(Records for this exercise)

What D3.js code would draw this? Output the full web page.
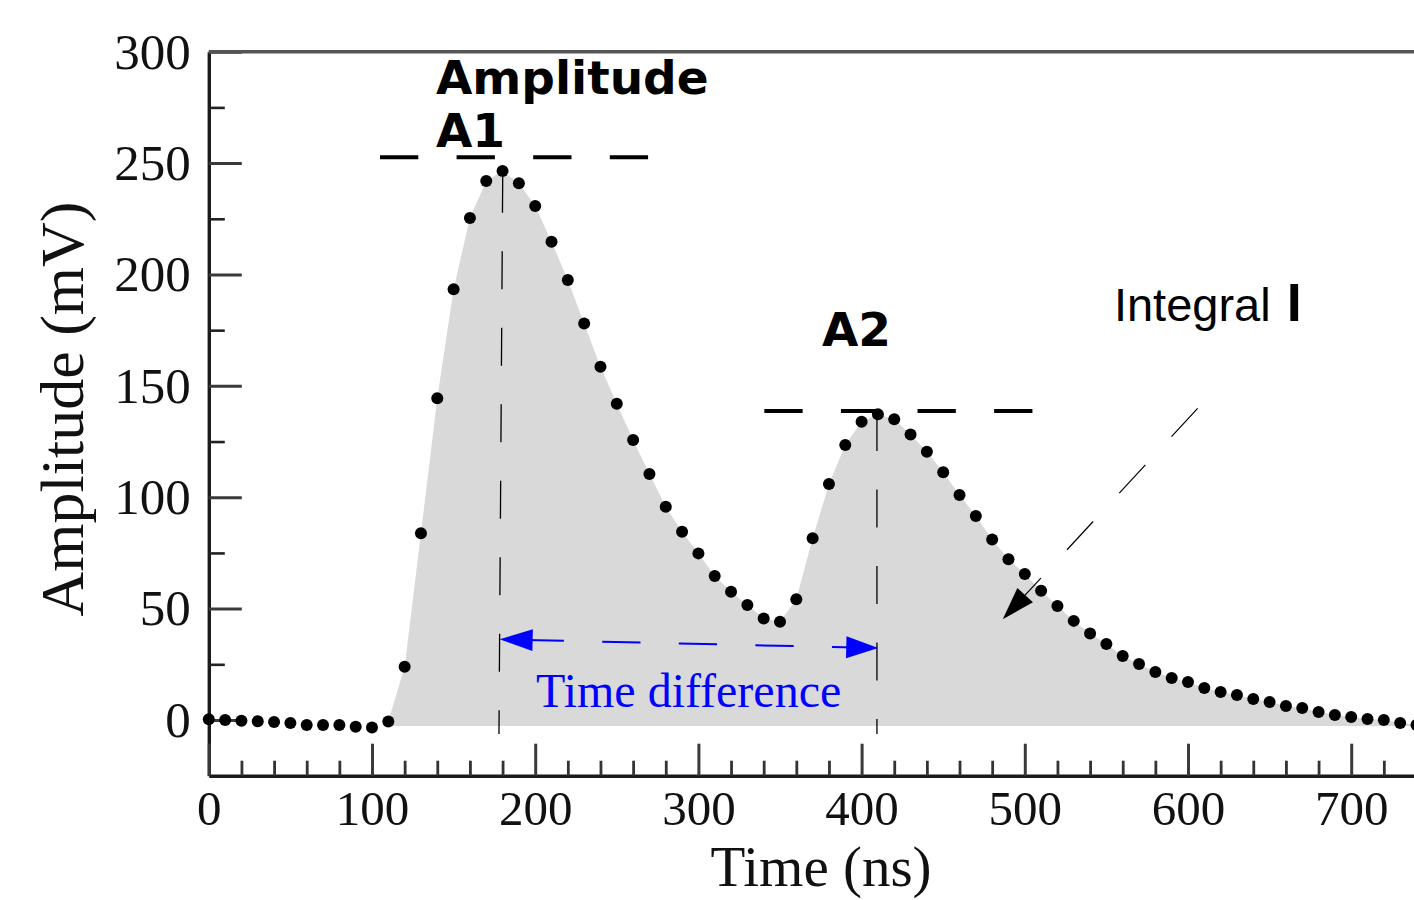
<!DOCTYPE html>
<html><head><meta charset="utf-8">
<script src="https://cdn.jsdelivr.net/npm/d3@7"></script>
<style>
html,body{margin:0;padding:0;background:#fff;}
svg{display:block;}
</style></head><body>
<svg id="chart" width="1414" height="900"></svg>
<script>
// ---- data ----
const timesNs = [0,10,20,30,40,50,60,70,80,90,100,110,120,130,140,150,160,170,180,190,
  200,210,220,230,240,250,260,270,280,290,300,310,320,330,340,350,360,370,380,390,
  400,410,420,430,440,450,460,470,480,490,500,510,520,530,540,550,560,570,580,590,
  600,610,620,630,640,650,660,670,680,690,700,710,720,730,740];
const amplitudesMv = [0.3,0,-0.3,-0.6,-0.9,-1.3,-2.2,-2.2,-2.2,-3.0,-3.4,-0.7,23.9,83.8,144.4,193.4,225.3,242,246.4,240.9,
  230.7,214.7,197.5,178,158.6,142,125.7,110.4,95.7,84.5,74.8,64.6,57.6,51.6,45.6,44.1,54.2,81.6,105.9,123.4,
  133.9,137.2,135,128.2,120.4,111.2,101,91.6,81,72.2,65.5,58,51.2,44.5,38.8,34.1,28.7,25.1,21.5,18.9,
  17.1,14.4,12.6,11.2,9.4,8.1,6.3,5.4,3.6,2.2,1.3,0.4,0,-1.3,-2.2];
const fillStartNs = 110;
const fillBaselineMv = -2.7;

const xMajorTicks = [0,100,200,300,400,500,600,700];
const xMinorTicks = [20,40,60,80,120,140,160,180,220,240,260,280,320,340,360,380,420,440,460,480,
  520,540,560,580,620,640,660,680,720,740];
const yMajorTicks = [0,50,100,150,200,250,300];
const yMinorTicks = [25,75,125,175,225,275];

const xAxisTitle = "Time (ns)";
const yAxisTitle = "Amplitude (mV)";
const peak1Lines = ["Amplitude","A1"];
const peak2Label = "A2";
const integralLabel = "Integral ";
const integralSymbol = "I";
const timeDiffLabel = "Time difference";

// annotation anchors (data units: ns, mV)
const a1Level = {x1:104.9, x2:269.3, y:252.6};
const a2Level = {x1:340.4, x2:504.8, y:138.7};
const peak1Drop = {x1:180.1, y1:244.8, x2:177.8, y2:-6.3};
const peak2Drop = {x1:409.4, y1:137.8, x2:409.4, y2:-6.3};
const timeDiffArrow = {x1:178.2, y1:36.2, x2:410.2, y2:32.3};
const integralArrow = {x1:605.9, y1:139.9, x2:486.5, y2:45.2};

// ---- scales ----
const svg = d3.select('#chart');
const x = d3.scaleLinear().domain([0,800]).range([208.8, 208.8 + 1.632*800]);
const y = d3.scaleLinear().domain([-25,300]).range([775.7, 51.7]);

const points = timesNs.map((t,i)=>({t, v:amplitudesMv[i]}));

// ---- filled area ----
const area = d3.area()
  .x(d=>x(d.t)).y0(y(fillBaselineMv)).y1(d=>y(d.v))
  .curve(d3.curveLinear);
svg.append('path')
  .datum(points.filter(d=>d.t>=fillStartNs))
  .attr('d', area)
  .attr('fill','#d9d9d9');

// ---- annotation lines ----
const ann = svg.append('g');
function hline(o){
  ann.append('line').attr('x1',x(o.x1)).attr('x2',x(o.x2)).attr('y1',y(o.y)).attr('y2',y(o.y))
    .attr('stroke','#000').attr('stroke-width',4).attr('stroke-dasharray','38.3,38.3');
}
hline(a1Level); hline(a2Level);
function vline(o){
  ann.append('line').attr('x1',x(o.x1)).attr('x2',x(o.x2)).attr('y1',y(o.y1)).attr('y2',y(o.y2))
    .attr('stroke','#000').attr('stroke-width',1.3).attr('stroke-dasharray','38,38.5');
}
vline(peak1Drop); vline(peak2Drop);

function arrowHead(g, tipX, tipY, fromX, fromY, len, half, color){
  const dx = tipX-fromX, dy = tipY-fromY, L = Math.hypot(dx,dy);
  const ux = dx/L, uy = dy/L, px = -uy, py = ux;
  const bx = tipX-ux*len, by = tipY-uy*len;
  g.append('polygon')
    .attr('points', [[tipX,tipY],[bx+px*half,by+py*half],[bx-px*half,by-py*half]].map(p=>p.join(',')).join(' '))
    .attr('fill',color);
}

// time difference arrow (blue)
{
  const X1=x(timeDiffArrow.x1), Y1=y(timeDiffArrow.y1), X2=x(timeDiffArrow.x2), Y2=y(timeDiffArrow.y2);
  ann.append('line').attr('x1',X1).attr('y1',Y1).attr('x2',X2).attr('y2',Y2)
    .attr('stroke','#0000ff').attr('stroke-width',2)
    .attr('stroke-dasharray','38.3,38.3').attr('stroke-dashoffset',50.6);
  arrowHead(ann, X1, Y1, X2, Y2, 33, 11, '#0000ff');
  arrowHead(ann, X2, Y2, X1, Y1, 32, 11, '#0000ff');
}
// integral arrow (black)
{
  const X1=x(integralArrow.x1), Y1=y(integralArrow.y1), X2=x(integralArrow.x2), Y2=y(integralArrow.y2);
  ann.append('line').attr('x1',X1).attr('y1',Y1).attr('x2',X2).attr('y2',Y2)
    .attr('stroke','#000').attr('stroke-width',1.2).attr('stroke-dasharray','38.5,38.5');
  arrowHead(ann, X2, Y2, X1, Y1, 33, 10.6, '#000');
}

// ---- axes ----
const serif = '"Liberation Serif","Times New Roman",serif';
const yAxisG = svg.append('g').attr('transform',`translate(${x(0)},0)`)
  .call(d3.axisLeft(y).tickValues(yMajorTicks).tickSize(-33).tickSizeOuter(0).tickPadding(18).tickFormat(d3.format('d')));
yAxisG.select('.domain').attr('stroke','#1a1a1a').attr('stroke-width',3.4);
yAxisG.selectAll('.tick line').attr('stroke','#3a3a3a').attr('stroke-width',3);
yAxisG.selectAll('.tick text').attr('font-family',serif).attr('font-size',51).attr('fill','#111');

const yMinorG = svg.append('g').attr('transform',`translate(${x(0)},0)`)
  .call(d3.axisLeft(y).tickValues(yMinorTicks).tickSize(-16).tickFormat(''));
yMinorG.select('.domain').remove();
yMinorG.selectAll('.tick line').attr('stroke','#222').attr('stroke-width',2.6);

const xAxisG = svg.append('g').attr('transform',`translate(0,${y(-25)})`)
  .call(d3.axisBottom(x).tickValues(xMajorTicks).tickSize(-32).tickSizeOuter(0).tickPadding(15).tickFormat(d3.format('d')));
xAxisG.select('.domain').attr('stroke','#1a1a1a').attr('stroke-width',3.4);
xAxisG.selectAll('.tick line').attr('stroke','#3a3a3a').attr('stroke-width',3);
xAxisG.selectAll('.tick text').attr('font-family',serif).attr('font-size',49).attr('fill','#111');

const xMinorG = svg.append('g').attr('transform',`translate(0,${y(-25)})`)
  .call(d3.axisBottom(x).tickValues(xMinorTicks).tickSize(-15).tickFormat(''));
xMinorG.select('.domain').remove();
xMinorG.selectAll('.tick line').attr('stroke','#333').attr('stroke-width',2.8);

// top frame
svg.append('line').attr('x1',x(0)).attr('x2',x(800)).attr('y1',y(300)).attr('y2',y(300))
  .attr('stroke','#555').attr('stroke-width',3.6);

// axis titles
svg.append('text').attr('x',821).attr('y',886).attr('text-anchor','middle')
  .attr('font-family',serif).attr('font-size',57).attr('fill','#111').text(xAxisTitle);
svg.append('text').attr('transform','translate(83,409) rotate(-90)').attr('text-anchor','middle')
  .attr('font-family',serif).attr('font-size',62).attr('fill','#111').text(yAxisTitle);

// ---- dots ----
svg.append('g').selectAll('circle').data(points).join('circle')
  .attr('cx',d=>x(d.t)).attr('cy',d=>y(d.v)).attr('r',6).attr('fill','#000');

// ---- labels ----
const boldSans = '"DejaVu Sans",sans-serif';
svg.append('text').attr('x',x(139.2)).attr('y',y(281)).attr('font-family',boldSans)
  .attr('font-weight','bold').attr('font-size',47).attr('fill','#000').text(peak1Lines[0]);
svg.append('text').attr('x',x(139.2)).attr('y',y(257.2)).attr('font-family',boldSans)
  .attr('font-weight','bold').attr('font-size',47).attr('fill','#000').text(peak1Lines[1]);
svg.append('text').attr('x',x(375.7)).attr('y',y(167.9)).attr('font-family',boldSans)
  .attr('font-weight','bold').attr('font-size',47).attr('fill','#000').text(peak2Label);

const integ = svg.append('text').attr('x',x(554.6)).attr('y',y(178.9))
  .attr('font-family','"Liberation Sans",Arial,sans-serif').attr('font-size',47).attr('fill','#000');
integ.append('tspan').text(integralLabel);
integ.append('tspan').attr('dx',3).attr('font-weight','bold').attr('font-size',54).text(integralSymbol);

svg.append('text').attr('x',x(200.5)).attr('y',y(5.7)).attr('font-family',serif)
  .attr('font-size',48).attr('fill','#0000ff').text(timeDiffLabel);
</script>
</body></html>
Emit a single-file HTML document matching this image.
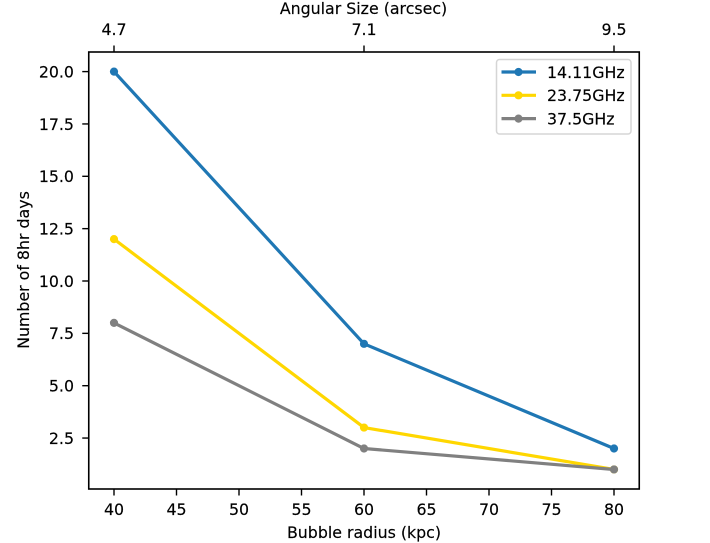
<!DOCTYPE html>
<html>
<head>
<meta charset="utf-8">
<style>
html,body{margin:0;padding:0;background:#fff;}
svg{display:block;}
text{font-family:"DejaVu Sans","Liberation Sans",sans-serif;font-size:15.8px;fill:#000;stroke:#000;stroke-width:0.15px;}
</style>
</head>
<body>
<svg id="chart" width="710" height="543" viewBox="0 0 710 543" xmlns="http://www.w3.org/2000/svg"></svg>
<script>
const radiusValues = [40, 60, 80];
const series141 = [20, 7, 2];
const series2375 = [12, 3, 1];
const series375 = [8, 2, 1];
const xTickLabels = [40, 45, 50, 55, 60, 65, 70, 75, 80];
const yTickLabels = ["2.5", "5.0", "7.5", "10.0", "12.5", "15.0", "17.5", "20.0"];
const topTickValues = [40, 60, 80];
const topTickLabels = ["4.7", "7.1", "9.5"];
const seriesNames = ["14.11GHz", "23.75GHz", "37.5GHz"];

const svg = document.getElementById('chart');
const NS = 'http://www.w3.org/2000/svg';
const L = 88.75, R = 639.25, T = 52, B = 489;
function xPos(v){ return 114 + (v - 40) * 12.5; }
function yPos(v){ return 71.6 + (20 - v) * 20.94; }
function mk(tag, attrs, text){
  const el = document.createElementNS(NS, tag);
  for (const k in attrs) el.setAttribute(k, attrs[k]);
  if (text !== undefined) el.textContent = text;
  svg.appendChild(el);
  return el;
}
const colors = ["#1f77b4", "#ffd700", "#808080"];
const allSeries = [series141, series2375, series375];

allSeries.forEach(function(vals, i){
  const pts = vals.map(function(v, j){ return xPos(radiusValues[j]) + ',' + yPos(v); }).join(' ');
  const line = mk('polyline', {points: pts, fill: 'none', stroke: colors[i], 'stroke-width': 3.2, 'stroke-linejoin': 'round', 'stroke-linecap': 'square'});
  
  
  vals.forEach(function(v, j){
    const c = mk('circle', {cx: xPos(radiusValues[j]), cy: yPos(v), r: 4.1, fill: colors[i]});
    
    
  });
});

const frame = mk('rect', {x: L, y: T, width: R - L, height: B - T, fill: 'none', stroke: '#000', 'stroke-width': 1.6});



xTickLabels.forEach(function(v){
  const x = xPos(v);
  const t = mk('line', {x1: x, x2: x, y1: B, y2: B + 6.5, stroke: '#000', 'stroke-width': 1.4});
  
  
  const l = mk('text', {x: x, y: 515, 'text-anchor': 'middle'}, v);
  
  
});

yTickLabels.forEach(function(s){
  const y = yPos(parseFloat(s));
  const t = mk('line', {x1: L - 6.5, x2: L, y1: y, y2: y, stroke: '#000', 'stroke-width': 1.4});
  
  
  const l = mk('text', {x: 74, y: y + 5.8, 'text-anchor': 'end'}, s);
  
  
});

topTickValues.forEach(function(v, i){
  const x = xPos(v);
  const t = mk('line', {x1: x, x2: x, y1: T - 6.5, y2: T, stroke: '#000', 'stroke-width': 1.4});
  
  
  const l = mk('text', {x: x, y: 35, 'text-anchor': 'middle'}, topTickLabels[i]);
  
  
});

const xTitle = mk('text', {x: 364, y: 538, 'text-anchor': 'middle'}, 'Bubble radius (kpc)');



const topTitle = mk('text', {x: 363.5, y: 14, 'text-anchor': 'middle'}, 'Angular Size (arcsec)');



const yTitle = mk('text', {x: 0, y: 0, 'text-anchor': 'middle', transform: 'translate(29,270) rotate(-90)'}, 'Number of 8hr days');



const legendBox = mk('rect', {x: 496.5, y: 59.5, width: 134.5, height: 74.5, rx: 3, ry: 3, fill: '#fff', 'fill-opacity': 0.8, stroke: '#d5d5d5', 'stroke-width': 1.5});



seriesNames.forEach(function(name, i){
  const y = 72 + i * 23.3;
  const ln = mk('line', {x1: 501.5, x2: 536, y1: y, y2: y, stroke: colors[i], 'stroke-width': 3.2});
  
  
  const m = mk('circle', {cx: 518.5, cy: y, r: 4.1, fill: colors[i]});
  
  
  const l = mk('text', {x: 547, y: y + 5.8}, name);
  
  
});
</script>
</body>
</html>
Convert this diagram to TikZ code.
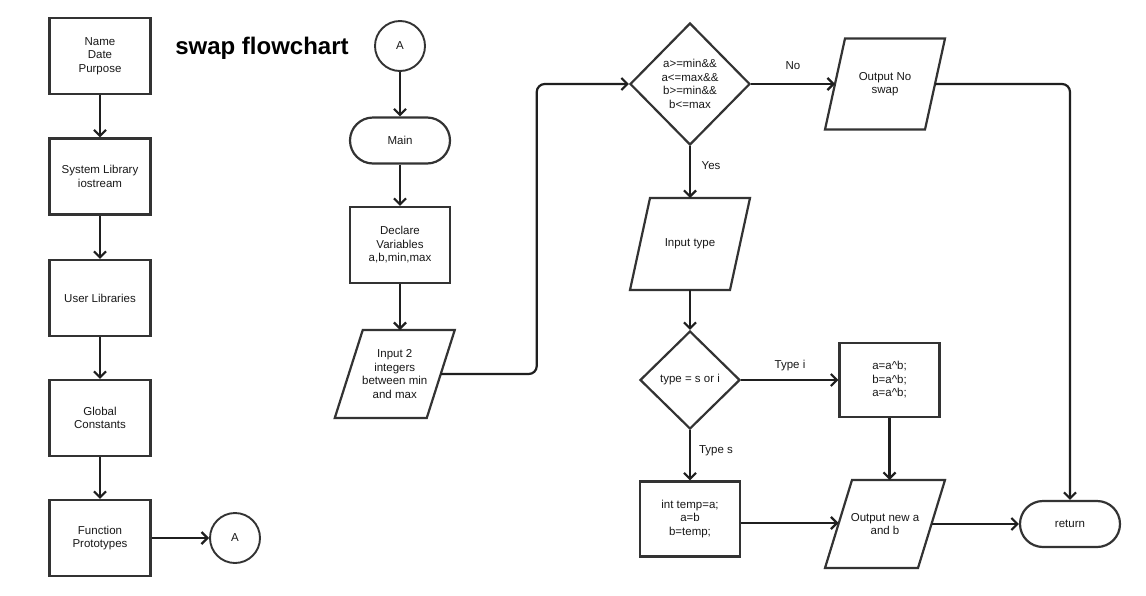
\documentclass[tikz,border=0pt]{standalone}
\usepackage{fontspec}
\setmainfont{Liberation Sans}
\usetikzlibrary{arrows.meta,shapes.geometric,calc}

% slanted input/output box drawn around a plain rectangle node
\newcommand\drawio[2]{%
  \draw[ioline] ($(#1.north west)+(#2,0)$) -- ($(#1.north east)+(#2,0)$)
    -- ($(#1.south east)-(#2,0)$) -- ($(#1.south west)-(#2,0)$) -- cycle;}

\begin{document}
\begin{tikzpicture}[x=1pt,y=-1pt,
  every node/.style={font=\fontsize{11.5}{13.5}\selectfont, text=black!90, align=center},
  proc/.style={draw=black!80, line width=2.2pt, rectangle, inner sep=0pt,
    minimum width=101pt, minimum height=76pt},
  term/.style={draw=black!80, line width=2.2pt, rectangle, rounded corners=23pt,
    inner sep=0pt, minimum width=100pt, minimum height=46pt},
  conn/.style={draw=black!80, line width=1.9pt, circle, inner sep=0pt, minimum size=50pt},
  decision/.style={draw=black!80, line width=2.2pt, diamond, inner sep=0pt},
  io/.style={rectangle, inner sep=0pt, outer sep=0pt},
  ioline/.style={draw=black!80, line width=2.2pt, line join=miter},
  arr/.style={draw=black!88, line width=2.2pt, -{Straight Barb[length=6pt,width=12pt]}},
  lbl/.style={font=\fontsize{11.5}{13.5}\selectfont},
]
\useasboundingbox (0,0) rectangle (1146,595);
\fill[white] (0,0) rectangle (1146,595);

% header column
\node[proc] (name) at (100,56) {Name\\Date\\Purpose};
\node[proc] (syslib) at (100,176.5) {System Library\\iostream};
\node[proc] (userlib) at (100,298) {User Libraries};
\node[proc] (glob) at (100,418) {Global\\Constants};
\node[proc] (proto) at (100,538) {Function\\Prototypes};
\node[conn] (aout) at (235,538) {A};

\node[font=\fontsize{24}{28}\selectfont\bfseries, text=black] (title) at (262,48) {swap flowchart};

% main program
\node[conn] (ain) at (400,46) {A};
\node[term] (main) at (400,140.5) {Main};
\node[proc, minimum width=100pt] (decl) at (400,245) {Declare\\Variables\\a,b,min,max};
\node[io, minimum width=92pt, minimum height=88pt] (inp) at (394.75,374) {Input 2\\integers\\between min\\and max};
\drawio{inp}{14pt}

\node[decision, minimum width=120pt, minimum height=122pt] (range) at (690,84)
  {a>=min\&\&\\a<=max\&\&\\b>=min\&\&\\b<=max};
\node[io, minimum width=100pt, minimum height=91pt] (noswap) at (885,84) {Output No\\swap};
\drawio{noswap}{10pt}

\node[io, minimum width=100pt, minimum height=92pt] (itype) at (690,244) {Input type};
\drawio{itype}{10pt}

\node[decision, minimum width=100pt, minimum height=98pt] (kind) at (690,380) {type = s or i};
\node[proc, minimum width=100pt, minimum height=74pt] (xorsw) at (889.5,380)
  {a=a\textasciicircum b;\\b=a\textasciicircum b;\\a=a\textasciicircum b;};
\node[proc, minimum width=100pt, minimum height=75pt] (tmpsw) at (690,519)
  {int temp=a;\\a=b\\b=temp;};
\node[io, minimum width=93pt, minimum height=88pt] (outab) at (885,524) {Output new a\\and b};
\drawio{outab}{13.5pt}

\node[term] (ret) at (1070,524) {return};

% connectors
\draw[arr] (name) -- (syslib);
\draw[arr] (syslib) -- (userlib);
\draw[arr] (userlib) -- (glob);
\draw[arr] (glob) -- (proto);
\draw[arr] (proto) -- (aout);

\draw[arr] (ain) -- (main);
\draw[arr] (main) -- (decl);
\draw[arr] (decl.south) -- (decl.south |- inp.north);
\draw[arr, rounded corners=8pt] (inp.east) -- ++(96,0) |- (range.west);

\draw[arr] (range.east) -- (noswap.west);
\draw[arr, rounded corners=8pt] (noswap.east) -| (ret.north);
\draw[arr] (range.south) -- (itype.north);
\draw[arr] (itype.south) -- (kind.north);
\draw[arr] (kind.east) -- (xorsw.west);
\draw[arr] (kind.south) -- (tmpsw.north);
\draw[arr] (xorsw.south) -- (xorsw.south |- outab.north);
\draw[arr] ([yshift=-4pt]tmpsw.east) -- ([yshift=-4pt]tmpsw.east -| outab.west);
\draw[arr] (outab.east) -- (ret.west);

% branch labels
\node[lbl] (lno) at (793,66) {No};
\node[lbl] (lyes) at (711,166) {Yes};
\node[lbl] (ltypei) at (790,366) {Type i};
\node[lbl] (ltypes) at (716,451) {Type s};
\end{tikzpicture}
\end{document}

(What you have to do) Please quote only the span of lines whose first line contains "Convert this diagram to TikZ code." and whose last line contains "-- ($(#1.south east)-(#2,0)$)", leaving every picture out.

(Reply to the exercise)
Convert this diagram to TikZ code.
\documentclass[tikz,border=0pt]{standalone}
\usepackage{fontspec}
\setmainfont{Liberation Sans}
\usetikzlibrary{arrows.meta,shapes.geometric,calc}

% slanted input/output box drawn around a plain rectangle node
\newcommand\drawio[2]{%
  \draw[ioline] ($(#1.north west)+(#2,0)$) -- ($(#1.north east)+(#2,0)$)
    -- ($(#1.south east)-(#2,0)$) -- ($(#1.south west)-(#2,0)$) -- cycle;}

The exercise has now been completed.